> [SHORT TASK] Restate the lines word for word, from the first line of the records through the line containing "None, None, 80.69, 84.08, 87.20, 81.43]". Leave out the pictures and anything after that line.

━━━━━ RECORD LIST

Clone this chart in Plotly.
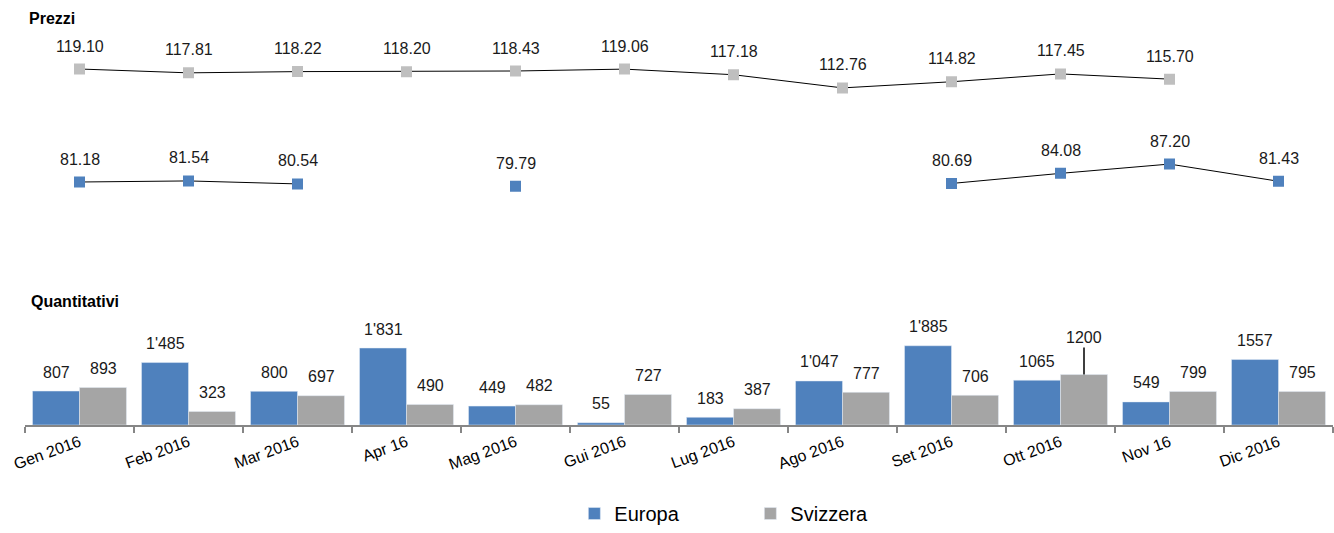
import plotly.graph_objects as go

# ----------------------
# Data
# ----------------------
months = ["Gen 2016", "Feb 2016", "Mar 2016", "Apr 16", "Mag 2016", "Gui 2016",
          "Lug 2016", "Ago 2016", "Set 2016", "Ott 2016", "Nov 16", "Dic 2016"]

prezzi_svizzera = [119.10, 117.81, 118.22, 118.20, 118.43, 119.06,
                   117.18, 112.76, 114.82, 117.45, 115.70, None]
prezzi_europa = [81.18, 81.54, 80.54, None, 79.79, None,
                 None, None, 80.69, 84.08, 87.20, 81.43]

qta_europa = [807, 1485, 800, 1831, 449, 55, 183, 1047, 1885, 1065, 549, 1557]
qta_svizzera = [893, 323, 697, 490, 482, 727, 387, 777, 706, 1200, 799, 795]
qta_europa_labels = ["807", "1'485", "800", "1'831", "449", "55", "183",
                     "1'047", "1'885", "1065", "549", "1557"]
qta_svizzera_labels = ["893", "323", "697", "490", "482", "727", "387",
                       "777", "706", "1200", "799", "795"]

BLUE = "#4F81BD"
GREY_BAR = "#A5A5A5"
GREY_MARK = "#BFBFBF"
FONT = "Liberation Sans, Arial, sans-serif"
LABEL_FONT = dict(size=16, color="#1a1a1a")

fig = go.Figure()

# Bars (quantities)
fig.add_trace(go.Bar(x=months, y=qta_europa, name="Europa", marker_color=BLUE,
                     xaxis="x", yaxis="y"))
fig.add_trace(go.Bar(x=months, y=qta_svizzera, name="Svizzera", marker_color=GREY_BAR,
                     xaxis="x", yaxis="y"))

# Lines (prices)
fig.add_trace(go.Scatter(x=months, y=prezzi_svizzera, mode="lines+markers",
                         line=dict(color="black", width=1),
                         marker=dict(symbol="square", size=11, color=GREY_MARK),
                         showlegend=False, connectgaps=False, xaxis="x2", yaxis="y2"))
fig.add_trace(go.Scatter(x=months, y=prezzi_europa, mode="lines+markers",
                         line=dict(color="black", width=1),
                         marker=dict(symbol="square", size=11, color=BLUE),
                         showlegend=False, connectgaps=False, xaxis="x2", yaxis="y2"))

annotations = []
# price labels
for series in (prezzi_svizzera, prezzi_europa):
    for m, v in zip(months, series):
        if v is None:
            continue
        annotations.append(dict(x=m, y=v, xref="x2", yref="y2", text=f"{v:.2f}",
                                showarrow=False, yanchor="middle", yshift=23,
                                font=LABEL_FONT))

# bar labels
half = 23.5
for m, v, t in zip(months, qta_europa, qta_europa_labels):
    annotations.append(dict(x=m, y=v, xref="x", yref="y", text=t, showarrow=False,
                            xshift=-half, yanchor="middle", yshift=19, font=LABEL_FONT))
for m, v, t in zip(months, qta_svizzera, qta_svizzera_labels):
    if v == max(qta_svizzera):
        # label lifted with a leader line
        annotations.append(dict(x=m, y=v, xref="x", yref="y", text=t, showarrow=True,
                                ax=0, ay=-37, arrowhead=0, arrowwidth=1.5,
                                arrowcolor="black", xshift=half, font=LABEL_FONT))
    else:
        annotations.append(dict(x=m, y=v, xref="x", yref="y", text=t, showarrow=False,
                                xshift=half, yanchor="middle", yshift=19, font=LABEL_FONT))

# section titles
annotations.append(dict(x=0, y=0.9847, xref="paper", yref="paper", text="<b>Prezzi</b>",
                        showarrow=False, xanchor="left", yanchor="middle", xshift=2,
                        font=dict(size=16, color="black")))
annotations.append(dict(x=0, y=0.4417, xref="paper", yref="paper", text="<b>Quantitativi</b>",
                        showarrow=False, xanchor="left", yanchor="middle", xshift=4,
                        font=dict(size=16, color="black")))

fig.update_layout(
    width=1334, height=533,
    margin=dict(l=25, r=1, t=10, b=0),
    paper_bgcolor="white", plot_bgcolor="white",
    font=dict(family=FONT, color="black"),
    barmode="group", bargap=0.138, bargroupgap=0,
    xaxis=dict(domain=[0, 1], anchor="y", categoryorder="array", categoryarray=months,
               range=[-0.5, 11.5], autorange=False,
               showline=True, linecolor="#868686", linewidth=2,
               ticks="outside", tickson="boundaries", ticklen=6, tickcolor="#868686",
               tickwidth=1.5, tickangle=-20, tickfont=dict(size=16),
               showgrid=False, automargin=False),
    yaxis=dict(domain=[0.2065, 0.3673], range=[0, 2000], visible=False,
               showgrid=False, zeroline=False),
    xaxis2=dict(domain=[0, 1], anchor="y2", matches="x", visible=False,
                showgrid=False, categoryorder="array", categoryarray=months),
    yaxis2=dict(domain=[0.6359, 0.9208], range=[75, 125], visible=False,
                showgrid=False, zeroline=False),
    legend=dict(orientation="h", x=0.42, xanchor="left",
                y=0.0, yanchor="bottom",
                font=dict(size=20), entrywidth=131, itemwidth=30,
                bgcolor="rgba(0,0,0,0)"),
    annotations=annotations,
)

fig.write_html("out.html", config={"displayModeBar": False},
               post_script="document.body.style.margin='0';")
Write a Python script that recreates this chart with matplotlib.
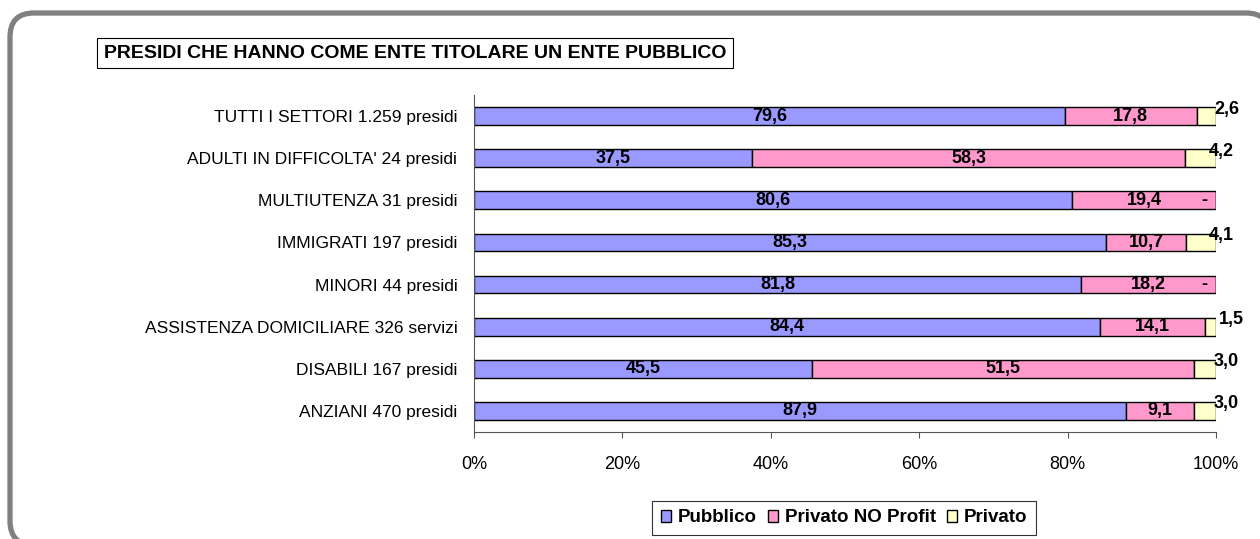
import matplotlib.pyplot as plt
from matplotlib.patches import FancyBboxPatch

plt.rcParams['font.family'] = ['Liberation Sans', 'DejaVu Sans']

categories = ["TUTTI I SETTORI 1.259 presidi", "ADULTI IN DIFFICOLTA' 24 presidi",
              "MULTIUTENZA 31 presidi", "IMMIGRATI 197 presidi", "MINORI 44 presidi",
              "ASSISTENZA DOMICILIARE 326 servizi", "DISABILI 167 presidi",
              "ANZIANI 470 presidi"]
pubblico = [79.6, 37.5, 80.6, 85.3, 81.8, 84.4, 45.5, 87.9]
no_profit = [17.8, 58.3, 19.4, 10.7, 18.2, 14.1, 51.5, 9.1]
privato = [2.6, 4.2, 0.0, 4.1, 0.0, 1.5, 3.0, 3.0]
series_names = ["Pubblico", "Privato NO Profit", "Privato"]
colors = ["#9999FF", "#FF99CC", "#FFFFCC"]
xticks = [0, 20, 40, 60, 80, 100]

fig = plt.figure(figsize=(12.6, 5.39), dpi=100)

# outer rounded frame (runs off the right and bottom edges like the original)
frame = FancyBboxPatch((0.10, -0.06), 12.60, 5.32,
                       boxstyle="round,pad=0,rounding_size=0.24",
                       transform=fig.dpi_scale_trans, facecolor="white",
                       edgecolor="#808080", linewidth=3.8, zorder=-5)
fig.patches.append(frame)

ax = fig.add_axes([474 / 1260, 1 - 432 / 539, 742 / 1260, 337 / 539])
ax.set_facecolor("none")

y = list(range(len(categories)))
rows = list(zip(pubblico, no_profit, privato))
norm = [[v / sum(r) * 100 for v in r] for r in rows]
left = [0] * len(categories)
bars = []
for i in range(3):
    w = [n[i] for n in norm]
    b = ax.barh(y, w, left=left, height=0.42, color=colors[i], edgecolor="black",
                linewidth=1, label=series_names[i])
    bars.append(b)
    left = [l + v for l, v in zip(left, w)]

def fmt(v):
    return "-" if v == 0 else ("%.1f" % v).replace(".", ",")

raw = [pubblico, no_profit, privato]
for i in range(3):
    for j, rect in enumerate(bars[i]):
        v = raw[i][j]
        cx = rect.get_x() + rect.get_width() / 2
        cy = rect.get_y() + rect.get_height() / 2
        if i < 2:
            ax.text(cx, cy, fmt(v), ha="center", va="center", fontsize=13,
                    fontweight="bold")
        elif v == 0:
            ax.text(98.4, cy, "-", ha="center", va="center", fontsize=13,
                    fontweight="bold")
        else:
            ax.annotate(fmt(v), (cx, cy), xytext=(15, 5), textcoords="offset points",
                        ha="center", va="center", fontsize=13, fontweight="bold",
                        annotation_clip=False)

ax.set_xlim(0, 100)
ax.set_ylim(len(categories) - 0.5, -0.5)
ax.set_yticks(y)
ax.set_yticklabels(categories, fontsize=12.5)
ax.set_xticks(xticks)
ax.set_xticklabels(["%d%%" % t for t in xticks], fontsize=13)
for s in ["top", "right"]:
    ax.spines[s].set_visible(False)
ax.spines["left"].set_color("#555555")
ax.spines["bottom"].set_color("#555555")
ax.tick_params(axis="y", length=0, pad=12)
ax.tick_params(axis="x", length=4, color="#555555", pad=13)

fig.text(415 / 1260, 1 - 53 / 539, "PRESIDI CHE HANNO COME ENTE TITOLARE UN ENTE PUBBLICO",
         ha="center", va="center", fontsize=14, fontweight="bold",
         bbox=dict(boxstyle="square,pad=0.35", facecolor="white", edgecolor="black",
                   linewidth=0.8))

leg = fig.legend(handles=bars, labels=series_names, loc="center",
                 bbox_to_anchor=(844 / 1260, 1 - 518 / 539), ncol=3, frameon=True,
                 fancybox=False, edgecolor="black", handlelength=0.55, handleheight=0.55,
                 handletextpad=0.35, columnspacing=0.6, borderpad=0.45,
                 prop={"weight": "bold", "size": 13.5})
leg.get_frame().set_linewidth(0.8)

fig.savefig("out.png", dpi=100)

━━━━━━━━━━

> [RESPONSE]
Clone this chart in Plotly.
import plotly.graph_objects as go

# ----------------------
# Data
# ----------------------
months = ["Gen 2016", "Feb 2016", "Mar 2016", "Apr 16", "Mag 2016", "Gui 2016",
          "Lug 2016", "Ago 2016", "Set 2016", "Ott 2016", "Nov 16", "Dic 2016"]

prezzi_svizzera = [119.10, 117.81, 118.22, 118.20, 118.43, 119.06,
                   117.18, 112.76, 114.82, 117.45, 115.70, None]
prezzi_europa = [81.18, 81.54, 80.54, None, 79.79, None,
                 None, None, 80.69, 84.08, 87.20, 81.43]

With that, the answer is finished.